::: Source excerpt

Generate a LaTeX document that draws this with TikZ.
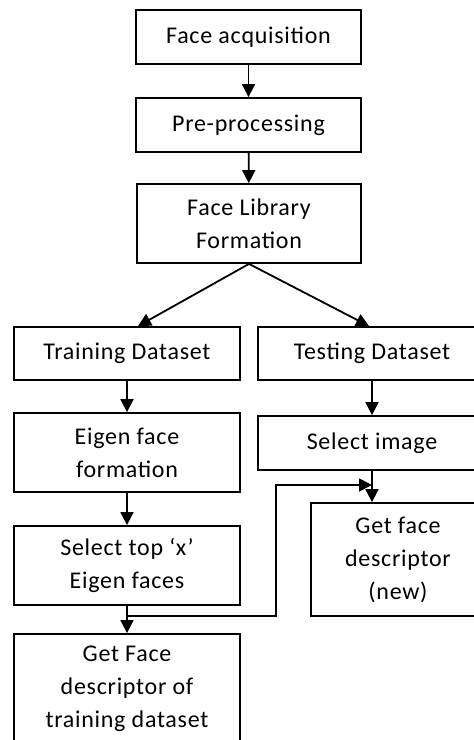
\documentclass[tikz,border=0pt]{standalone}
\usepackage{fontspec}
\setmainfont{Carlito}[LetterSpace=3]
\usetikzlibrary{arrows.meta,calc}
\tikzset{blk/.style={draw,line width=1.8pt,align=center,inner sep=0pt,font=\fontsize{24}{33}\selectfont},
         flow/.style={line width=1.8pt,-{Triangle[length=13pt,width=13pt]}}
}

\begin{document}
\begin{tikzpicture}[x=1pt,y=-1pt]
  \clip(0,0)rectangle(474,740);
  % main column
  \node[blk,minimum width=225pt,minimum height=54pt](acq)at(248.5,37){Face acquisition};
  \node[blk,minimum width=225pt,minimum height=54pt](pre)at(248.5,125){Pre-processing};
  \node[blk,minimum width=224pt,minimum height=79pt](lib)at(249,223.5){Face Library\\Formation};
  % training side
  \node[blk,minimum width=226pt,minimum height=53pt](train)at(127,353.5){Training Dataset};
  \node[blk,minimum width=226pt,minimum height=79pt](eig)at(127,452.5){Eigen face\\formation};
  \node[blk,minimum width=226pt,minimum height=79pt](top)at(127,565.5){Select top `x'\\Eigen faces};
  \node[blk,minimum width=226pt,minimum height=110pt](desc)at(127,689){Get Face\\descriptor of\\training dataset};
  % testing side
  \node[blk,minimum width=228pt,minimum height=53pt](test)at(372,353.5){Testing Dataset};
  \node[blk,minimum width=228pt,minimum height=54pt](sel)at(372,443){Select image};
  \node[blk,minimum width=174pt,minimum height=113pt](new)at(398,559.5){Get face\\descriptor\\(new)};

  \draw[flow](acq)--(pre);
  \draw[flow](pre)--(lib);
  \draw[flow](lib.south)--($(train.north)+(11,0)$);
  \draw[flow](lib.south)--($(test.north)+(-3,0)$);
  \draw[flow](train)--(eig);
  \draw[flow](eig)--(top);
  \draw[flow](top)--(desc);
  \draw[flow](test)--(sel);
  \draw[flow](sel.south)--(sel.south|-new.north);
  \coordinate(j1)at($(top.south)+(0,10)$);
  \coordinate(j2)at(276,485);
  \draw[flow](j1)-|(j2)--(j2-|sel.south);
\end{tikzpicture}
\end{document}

::::::

## What the exercise asks
Return each line of the data, keeping its wording exact and omitting pictures.

## Output for this exercise
Generate a LaTeX document that draws this with TikZ.
\documentclass[tikz,border=0pt]{standalone}
\usepackage{fontspec}
\setmainfont{Carlito}[LetterSpace=3]
\usetikzlibrary{arrows.meta,calc}
\tikzset{blk/.style={draw,line width=1.8pt,align=center,inner sep=0pt,font=\fontsize{24}{33}\selectfont},
         flow/.style={line width=1.8pt,-{Triangle[length=13pt,width=13pt]}}
}

\begin{document}
\begin{tikzpicture}[x=1pt,y=-1pt]
  \clip(0,0)rectangle(474,740);
  % main column
  \node[blk,minimum width=225pt,minimum height=54pt](acq)at(248.5,37){Face acquisition};
  \node[blk,minimum width=225pt,minimum height=54pt](pre)at(248.5,125){Pre-processing};
  \node[blk,minimum width=224pt,minimum height=79pt](lib)at(249,223.5){Face Library\\Formation};
  % training side
  \node[blk,minimum width=226pt,minimum height=53pt](train)at(127,353.5){Training Dataset};
  \node[blk,minimum width=226pt,minimum height=79pt](eig)at(127,452.5){Eigen face\\formation};
  \node[blk,minimum width=226pt,minimum height=79pt](top)at(127,565.5){Select top `x'\\Eigen faces};
  \node[blk,minimum width=226pt,minimum height=110pt](desc)at(127,689){Get Face\\descriptor of\\training dataset};
  % testing side
  \node[blk,minimum width=228pt,minimum height=53pt](test)at(372,353.5){Testing Dataset};
  \node[blk,minimum width=228pt,minimum height=54pt](sel)at(372,443){Select image};
  \node[blk,minimum width=174pt,minimum height=113pt](new)at(398,559.5){Get face\\descriptor\\(new)};

  \draw[flow](acq)--(pre);
  \draw[flow](pre)--(lib);
  \draw[flow](lib.south)--($(train.north)+(11,0)$);
  \draw[flow](lib.south)--($(test.north)+(-3,0)$);
  \draw[flow](train)--(eig);
  \draw[flow](eig)--(top);
  \draw[flow](top)--(desc);
  \draw[flow](test)--(sel);
  \draw[flow](sel.south)--(sel.south|-new.north);
  \coordinate(j1)at($(top.south)+(0,10)$);
  \coordinate(j2)at(276,485);
  \draw[flow](j1)-|(j2)--(j2-|sel.south);
\end{tikzpicture}
\end{document}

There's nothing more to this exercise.